The type strain is strain BemT (=ATCC BAA-1014T=DSM 16622T=JCM 12645T). The 16S rRNA (AY187307), gyrB (AY547335), fusA (AY188890), nifD (AY186994), rpoB (AY186914) and recA (AY186883) gene sequences of the type strain have been deposited in GenBank.
Description of Geobacter psychrophilus sp. nov.
Geobacter psychrophilus (psy.chro'phil.us. Gr. adj. psychros cold; Gr. adj. philos liking, loving; N.L. masc. adj. psychrophilus cold-loving).
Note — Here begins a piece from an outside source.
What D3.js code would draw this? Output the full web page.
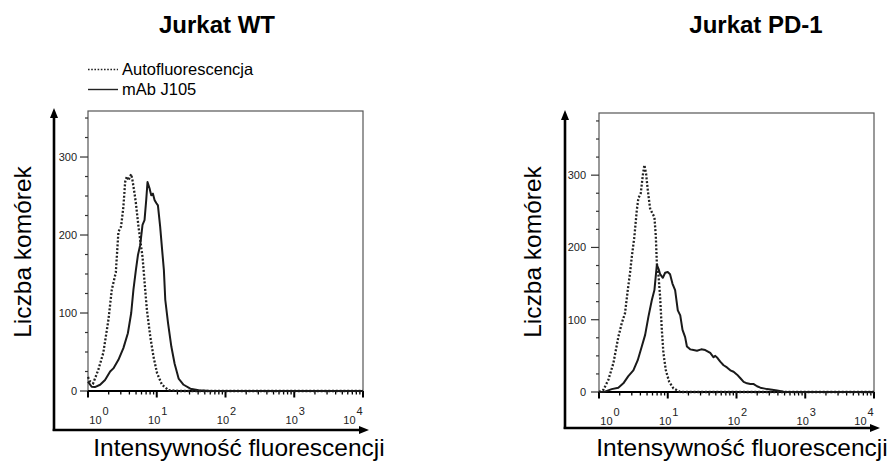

Motile (monotrichous flagella), Gram-negative curved rods, approximately 2·53 µm in length and 0·8 µm in diameter. Can couple the reduction of Fe(III) to the oxidation of acetate, butanol, ethanol, formate, lactate, malate, pyruvate and succinate as the electron donor. No growth when acetoin, arginine, benzoate, butyrate, caproate, Casamino acids, ferulate, fructose, gallic acid, glycerol, hydrogen, isobutyrate, mannitol, nicotinate, proline, propionate, serine, syringate, tryptone, valerate or yeast extract is provided as electron donor. This species can utilize AQDS, iron(III) citrate, iron(III) oxide, iron(III) pyrophosphate, iron(III) NTA, fumarate, malate, manganese(IV) oxide and graphite electrodes as electron acceptors. No growth when elemental sulfur, nitrate, sulfate or thiosulfate is provided as electron acceptor. Growth occurs at temperatures between 4 and 30 °C (optimum temperature range is 1730 °C). c-Type cytochromes are abundant. The G+C content of the DNA of the type strain is 63·8 mol%.
The type strain is strain P35T (=ATCC BAA-1013T=DSM 16674T=JCM 12644T). The 16S rRNA (AY653548), fusA (AY653550) and nifD (AY795909) gene sequences have been deposited in GenBank.